◆ Exercise objective:
Extract each line holding the word "that" from the entries.

◆ Data shown:

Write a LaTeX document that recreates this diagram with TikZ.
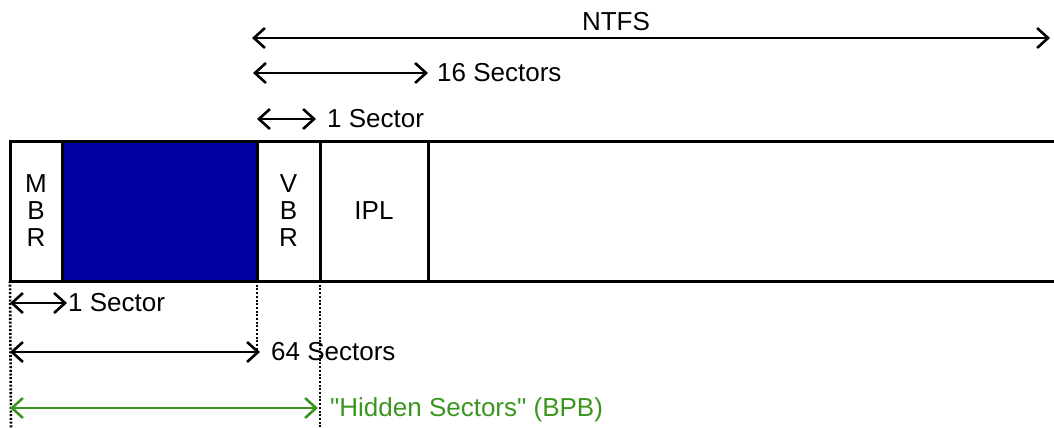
\documentclass[tikz,border=0pt]{standalone}
\usepackage{fontspec}
\setmainfont{Liberation Sans}
\newfontfamily\plainfont{Liberation Sans}
\usetikzlibrary{arrows.meta}
\definecolor{blockblue}{RGB}{0,0,160}
\definecolor{hidgreen}{RGB}{58,150,30}
\begin{document}
\begin{tikzpicture}[x=1pt,y=-1pt,
  cell/.style={draw=black, line width=3pt, anchor=north west, minimum height=140pt, inner sep=0pt, outer sep=0pt, align=center, font=\fontsize{26}{27}\selectfont},
  dim/.style={line width=2.6pt, {Straight Barb[length=11pt,width=20pt,line width=2.6pt]}-{Straight Barb[length=11pt,width=20pt,line width=2.6pt]}},
  lbl/.style={inner sep=0pt, anchor=west, font=\fontsize{26}{27}\selectfont},
  guide/.style={line width=2.6pt, dash pattern=on 2pt off 1.7pt}]
\useasboundingbox (0,0) rectangle (1054,428);
% bar cells
\node[cell, minimum width=52pt] (mbr) at (10,141) {M\\B\\R};
\node[cell, minimum width=195pt, fill=blockblue] (blk) at (62,141) {};
\node[cell, minimum width=63pt] (vbr) at (257,141) {V\\B\\R};
\node[cell, minimum width=108pt] (ipl) at (320,141) {IPL};
\coordinate (endT) at (1054,141);
\coordinate (endB) at (1054,281);
\draw[line width=3pt] (ipl.north east) -- (endT);
\draw[line width=3pt] (ipl.south east) -- (endB);
% dotted guides
\coordinate (g1) at (11,428);
\coordinate (g2) at (257,350);
\coordinate (g3) at (320,428);
\draw[guide] (mbr.south west) -- (g1);
\draw[guide] (blk.south east) -- (g2);
\draw[guide] (vbr.south east) -- (g3);
% top dimension arrows
\coordinate (ntfsL) at (252,38); \coordinate (ntfsR) at (1050,38);
\coordinate (s16L) at (253,73); \coordinate (s16R) at (428,73);
\coordinate (s1L) at (257,119); \coordinate (s1R) at (316,119);
\draw[dim] (ntfsL) -- (ntfsR);
\draw[dim] (s16L) -- (s16R);
\draw[dim] (s1L) -- (s1R);
\node[inner sep=0pt, font=\fontsize{26}{27}\selectfont] (ntfs) at (616,22) {NTFS};
\node[lbl] (l16) at (437,73) {16 Sectors};
\node[lbl] (l1t) at (327,119) {1 Sector};
% bottom dimension arrows
\coordinate (b1L) at (10,303); \coordinate (b1R) at (67,303);
\coordinate (s64L) at (10,352); \coordinate (s64R) at (260,352);
\coordinate (hidL) at (10,408); \coordinate (hidR) at (318,408);
\draw[dim] (b1L) -- (b1R);
\draw[dim] (s64L) -- (s64R);
\draw[dim, draw=hidgreen] (hidL) -- (hidR);
\node[lbl] (l1b) at (68,303) {1 Sector};
\node[lbl] (l64) at (271,352) {64 Sectors};
\node[lbl, text=hidgreen, font=\plainfont\fontsize{26}{27}\selectfont] (lhid) at (330,410) {"Hidden Sectors" (BPB)};
\end{tikzpicture}
\end{document}
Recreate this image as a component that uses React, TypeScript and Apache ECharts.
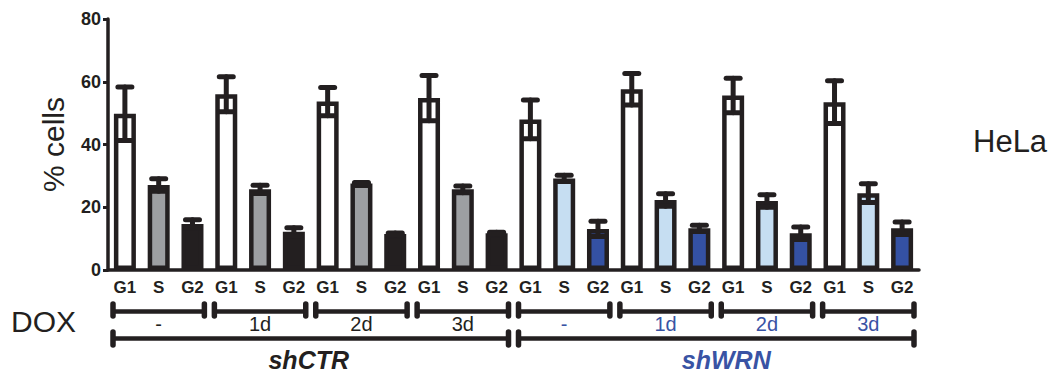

◆ Result:
Write a LaTeX document that recreates this diagram with TikZ.
Recreate this image as a component that uses React, TypeScript and Apache ECharts.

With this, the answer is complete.